Adventures in China and India
Students in the Hogan Entrepreneurs program have been trekking off on business and cultural study missions to China since 2005 and to India since 2010. Their experiences are often life-changing. In 2016, the Hogan program did it again. Nearly a dozen Hogan students took the opportunity this past summer to learn more about the cultural and entrepreneurial aspects of these two emerging global giants.
China
Business professor, Caryn Callahan Ph.D., and eight students from the Hogan Entrepreneurs programs traveled through China from June 10-July 6 staying in Beijing for one week, in Shanghai for two weeks, and in Hong Kong for four days. They also took a day tour to Macau.
Beginning in Beijing, the group made several company visits and listened to presentations. They visited the upscale wine company, Dragon Seal Winery, and learned about the booming Chinese wine industry. They visited the Munich Reinsurance Company and learned about the challenges that a foreign-capitalized firm encounters when attempting to penetrate the Chinese financial service industry.
While still in Beijing, they visited important historical and cultural sites such as the Forbidden City and Tiananmen Square. The students toured a hutong (traditional neighborhood), visited a home and shared a meal at the kitchen table with the local family living there.
“It was awesome to sit in the family’s kitchen and to eat their traditional Chinese food,” wrote Alexa Shah, Chaminade senior and business major. “I really enjoyed this dinner because I got to see how an average family lives. Their lives were so simple, but they seemed so happy.”
Students also visited Shanghai, as well as made weekend day trips to Wuzhen water town and the city of Hangzhou.
For Hogan students, Ana Acuna, Chantelle Aguilar, Ave Galeai, Brianna Georgia, Carlos Gutierrez, Judy Ng, Alexa Shah and Haelee Tallett, the business highlight of their China trip was participating in two-week internships with major entrepreneurial companies. The Hogan program had found these Beijing and Shanghai internships through its network of supporters in China and in Hawaii.
“The companies hosted the interns as an exercise in international goodwill, hoping to also expose their own employees to a more global environment by having the interns present for two weeks,” wrote Callahan.
India
After the China experience, students Acuna, Gutierrez, Ng and Tallet joined student Alilia Fataua in India. The five students accompanied by and Ginger Miller, assistant to the Hogan director, traveled through India from July 6-22, visiting Bangalore, Mysore, New Delhi and Agra. They toured cultural sites and learned about India’s history and traditions. They visited business companies in each location as well.

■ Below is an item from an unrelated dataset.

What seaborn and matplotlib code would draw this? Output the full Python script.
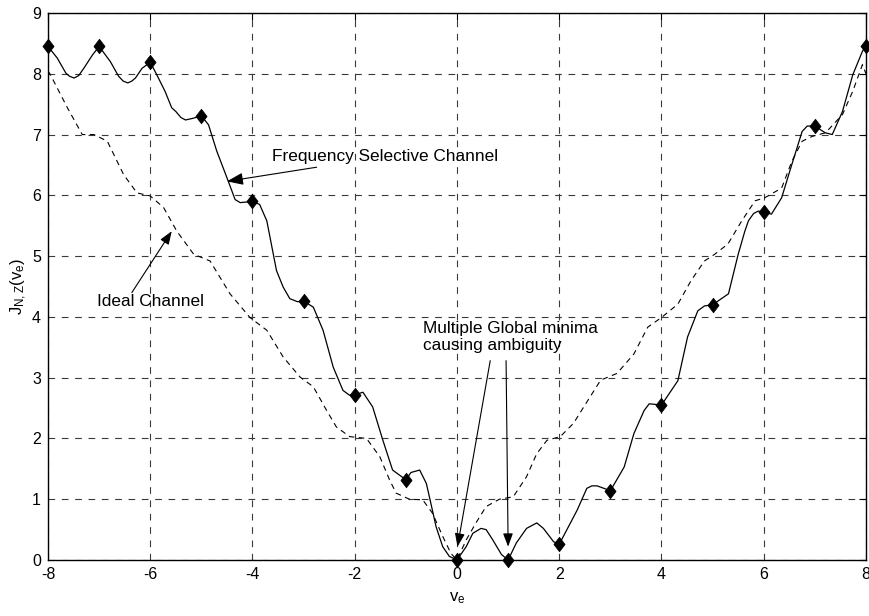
import numpy as np
import pandas as pd
import matplotlib
matplotlib.use("Agg")
import matplotlib.pyplot as plt
from matplotlib.path import Path
import seaborn as sns

# Cost function sampled at integer offsets (diamond markers)
marker_x = [-8, -7, -6, -5, -4, -3, -2, -1, 0, 1, 2, 3, 4, 5, 6, 7, 8]
marker_y = [8.45, 8.45, 8.19, 7.31, 5.90, 4.26, 2.71, 1.32, 0.00, 0.00,
            0.26, 1.14, 2.55, 4.20, 5.73, 7.14, 8.46]

# Frequency selective channel: values between the integer samples
fsc_x = [-7.82, -7.65, -7.58, -7.49, -7.40, -7.30, -7.13, -6.78, -6.62, -6.53,
         -6.44, -6.36, -6.29, -6.16, -5.87, -5.71, -5.58, -5.50, -5.40, -5.31,
         -5.15, -4.86, -4.70, -4.50, -4.34, -4.24, -3.86, -3.72, -3.53, -3.40,
         -3.27, -3.12, -2.81, -2.62, -2.42, -2.23, -2.10, -1.92, -1.84, -1.65,
         -1.45, -1.26, -0.90, -0.73, -0.60, -0.54, -0.41, -0.28, -0.15,
         0.18, 0.31, 0.47, 0.57, 0.70, 0.87, 1.16, 1.36, 1.56, 1.69, 1.89,
         2.35, 2.54, 2.64, 2.74, 3.27, 3.46, 3.66, 3.76, 4.32, 4.51, 4.71,
         4.84, 5.31, 5.50, 5.63, 5.70, 5.80, 5.89, 6.15, 6.35, 6.55, 6.75,
         6.85, 7.20, 7.34, 7.54, 7.74, 7.93]
fsc_y = [8.26, 8.01, 7.96, 7.93, 7.97, 8.09, 8.31, 8.20, 7.96, 7.88,
         7.85, 7.88, 7.93, 8.09, 7.98, 7.71, 7.44, 7.38, 7.28, 7.24,
         7.27, 7.16, 6.73, 6.29, 5.93, 5.88, 5.85, 5.58, 4.76, 4.49,
         4.30, 4.25, 4.16, 3.78, 3.17, 2.79, 2.71, 2.74, 2.76, 2.52,
         1.97, 1.48, 1.44, 1.48, 1.26, 1.04, 0.55, 0.22, 0.06,
         0.22, 0.44, 0.52, 0.50, 0.33, 0.09, 0.28, 0.52, 0.61, 0.52, 0.30,
         0.82, 1.18, 1.22, 1.22, 1.53, 2.08, 2.46, 2.57, 2.95, 3.67, 4.10,
         4.18, 4.38, 5.03, 5.41, 5.58, 5.70, 5.74, 5.69, 5.96, 6.51, 7.05,
         7.14, 7.03, 7.00, 7.38, 7.98, 8.37]

# Ideal channel
ideal_x = [-8.00, -7.95, -7.62, -7.33, -7.10, -6.84, -6.52, -6.26, -6.00, -5.74,
           -5.48, -5.15, -4.83, -4.44, -4.05, -3.72, -3.40, -3.07, -2.81, -2.55,
           -2.36, -2.10, -1.77, -1.51, -1.32, -1.19, -0.93, -0.67, -0.48, -0.28,
           -0.12, 0.00, 0.18, 0.37, 0.57, 0.83, 1.10, 1.36, 1.56, 1.76, 2.02,
           2.28, 2.48, 2.81, 3.13, 3.46, 3.73, 4.00, 4.32, 4.58, 4.84, 5.04,
           5.30, 5.57, 5.83, 6.02, 6.35, 6.55, 6.75, 6.95, 7.21, 7.54, 7.74,
           7.93, 8.00]
ideal_y = [8.05, 7.98, 7.44, 7.00, 7.00, 6.89, 6.34, 6.04, 5.99, 5.80,
           5.41, 5.03, 4.92, 4.38, 3.99, 3.78, 3.34, 3.01, 2.85, 2.46,
           2.19, 2.03, 2.00, 1.70, 1.32, 1.10, 1.00, 0.99, 0.77, 0.39,
           0.11, 0.00, 0.33, 0.61, 0.88, 1.00, 1.04, 1.37, 1.75, 1.97, 2.03,
           2.25, 2.52, 2.96, 3.07, 3.39, 3.83, 3.99, 4.21, 4.60, 4.92, 5.03,
           5.20, 5.58, 5.91, 5.96, 6.12, 6.56, 6.89, 6.97, 7.03, 7.33, 7.71,
           8.15, 8.00]

x_ticks = [-8, -6, -4, -2, 0, 2, 4, 6, 8]
y_ticks = [0, 1, 2, 3, 4, 5, 6, 7, 8, 9]

sns.set_style("white")
plt.rcParams["font.family"] = ["Liberation Sans", "DejaVu Sans"]
plt.rcParams["mathtext.fontset"] = "custom"
plt.rcParams["mathtext.rm"] = "Liberation Sans"
plt.rcParams["mathtext.it"] = "Liberation Sans"
plt.rcParams["axes.unicode_minus"] = False
plt.rcParams["text.color"] = "black"
plt.rcParams["axes.labelcolor"] = "black"

fsc = pd.DataFrame({"v": list(fsc_x) + list(marker_x),
                    "J": list(fsc_y) + list(marker_y)}).sort_values("v")
ideal = pd.DataFrame({"v": ideal_x, "J": ideal_y})
samples = pd.DataFrame({"v": marker_x, "J": marker_y})

fig = plt.figure(figsize=(8.7, 6.16), dpi=100)
ax = fig.add_axes([48 / 870, 56 / 616, 818 / 870, 547 / 616])

sns.lineplot(data=ideal, x="v", y="J", ax=ax, color="black", linewidth=0.8,
             linestyle=(0, (5, 4)), estimator=None, sort=False)
sns.lineplot(data=fsc, x="v", y="J", ax=ax, color="black", linewidth=0.9,
             estimator=None, sort=False)

diamond = Path([(0, 1.3), (1, 0), (0, -1.3), (-1, 0), (0, 1.3)],
               [Path.MOVETO, Path.LINETO, Path.LINETO, Path.LINETO, Path.CLOSEPOLY])
sns.scatterplot(data=samples, x="v", y="J", ax=ax, marker=diamond, s=110,
                color="black", edgecolor="black", linewidth=0.5, zorder=5,
                clip_on=False)

ax.set_xlim(-8, 8)
ax.set_ylim(0, 9)
ax.set_xticks(x_ticks)
ax.set_yticks(y_ticks)
ax.grid(True, color="#3a3a3a", linestyle=(0, (6, 6)), linewidth=0.8)
ax.tick_params(direction="in", length=5, width=0.8, top=True, right=True,
               labelsize=11.5, colors="black", pad=5)
for s in ax.spines.values():
    s.set_visible(True)
    s.set_color("black")
    s.set_linewidth(1.0)

ax.set_xlabel(r"$\mathrm{v_e}$", fontsize=12, labelpad=6)
ax.set_ylabel(r"$\mathrm{J_{N,Z}(v_e)}$", fontsize=12, labelpad=2)

arrow = dict(arrowstyle="-|>,head_length=0.8,head_width=0.3", color="black",
             linewidth=0.8, shrinkA=0, shrinkB=0)
ax.annotate("Frequency Selective Channel", xy=(-4.50, 6.23), xytext=(-3.62, 6.64),
            fontsize=12.4, va="center", ha="left", arrowprops=arrow)
ax.annotate("", xy=(-5.58, 5.41), xytext=(-6.36, 4.40), arrowprops=arrow)
ax.text(-7.05, 4.25, "Ideal Channel", fontsize=12.4, va="center", ha="left")
ax.text(-0.66, 3.67, "Multiple Global minima\ncausing ambiguity", fontsize=12.4,
        va="center", ha="left", linespacing=1.2)
ax.annotate("", xy=(0.01, 0.22), xytext=(0.65, 3.28), arrowprops=arrow)
ax.annotate("", xy=(1.00, 0.22), xytext=(0.96, 3.28), arrowprops=arrow)

fig.savefig("out.png", dpi=100)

The group received special presentations and tours from major corporations, traditional industrial businesses, silk fabric producers, a hotel and restaurant conglomerate, and small businesses.

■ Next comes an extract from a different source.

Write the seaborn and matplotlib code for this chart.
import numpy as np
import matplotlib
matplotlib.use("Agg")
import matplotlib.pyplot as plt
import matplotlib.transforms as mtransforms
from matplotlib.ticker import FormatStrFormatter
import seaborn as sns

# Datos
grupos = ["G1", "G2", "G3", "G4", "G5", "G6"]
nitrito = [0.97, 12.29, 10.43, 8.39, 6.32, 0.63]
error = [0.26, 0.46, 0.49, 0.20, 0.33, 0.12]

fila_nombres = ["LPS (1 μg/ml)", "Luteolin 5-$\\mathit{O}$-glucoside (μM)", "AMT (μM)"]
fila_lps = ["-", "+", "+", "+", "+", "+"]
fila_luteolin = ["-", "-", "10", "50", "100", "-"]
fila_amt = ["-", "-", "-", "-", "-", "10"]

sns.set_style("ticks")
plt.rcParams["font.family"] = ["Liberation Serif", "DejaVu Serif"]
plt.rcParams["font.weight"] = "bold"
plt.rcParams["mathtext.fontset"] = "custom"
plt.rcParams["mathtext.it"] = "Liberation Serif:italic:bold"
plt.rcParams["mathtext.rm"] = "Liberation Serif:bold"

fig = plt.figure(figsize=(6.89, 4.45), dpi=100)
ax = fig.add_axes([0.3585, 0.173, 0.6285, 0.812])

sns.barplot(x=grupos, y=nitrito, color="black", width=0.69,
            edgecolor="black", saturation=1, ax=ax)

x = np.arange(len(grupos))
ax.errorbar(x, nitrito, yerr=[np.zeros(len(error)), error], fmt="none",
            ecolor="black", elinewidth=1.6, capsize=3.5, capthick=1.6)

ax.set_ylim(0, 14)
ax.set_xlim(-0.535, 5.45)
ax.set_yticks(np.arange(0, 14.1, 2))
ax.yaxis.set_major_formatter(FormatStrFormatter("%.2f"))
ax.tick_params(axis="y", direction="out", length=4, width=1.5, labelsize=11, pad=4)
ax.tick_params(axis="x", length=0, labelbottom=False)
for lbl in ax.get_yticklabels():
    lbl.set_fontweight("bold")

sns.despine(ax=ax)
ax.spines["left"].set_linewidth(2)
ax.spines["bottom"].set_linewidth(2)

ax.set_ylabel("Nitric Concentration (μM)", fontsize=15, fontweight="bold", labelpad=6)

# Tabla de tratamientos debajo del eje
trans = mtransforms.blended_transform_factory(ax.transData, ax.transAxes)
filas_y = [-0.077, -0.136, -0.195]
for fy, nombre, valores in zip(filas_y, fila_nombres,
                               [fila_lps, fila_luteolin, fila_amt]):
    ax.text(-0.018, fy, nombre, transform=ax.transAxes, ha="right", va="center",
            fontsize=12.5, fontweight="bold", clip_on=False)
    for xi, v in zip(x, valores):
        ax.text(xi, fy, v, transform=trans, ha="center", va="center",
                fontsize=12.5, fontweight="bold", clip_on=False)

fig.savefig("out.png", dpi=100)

“One lesson that I learned was that in India, anything can be a business,” wrote Judy Ng, a senior accounting major. “Wherever there is a problem or need, a business can be made to solve it. Entrepreneurship is alive and well in India.”
The students visited nonprofit organizations as well as Karnataka Forensic Science Laboratories and the Bangalore Police Department. Gutierrez, a Hogan student who is also in Chaminade’s Forensic Sciences graduate program, was impressed by the educational level of their scientists but realized that they needed updated equipment. “I was able to teach some of the new techniques and ideas to improve their lab procedures,” Gutierrez remarked. “My final words are for the Hogan Program. Thanks for this incredible opportunity. I made new contacts and potentially new customers for my up and coming business. I also learned how to help the nonprofit organizations that we visited.”
Miller considered the trip to be a successful learning experience for the students and herself. During their trip, they met with CEOs and managers from more than 13 Indian companies, as well as visited the various cultural sites of four major cities. The India trip broadened the students’ views on entrepreneurial and business skills and stretched them beyond their comfort zones.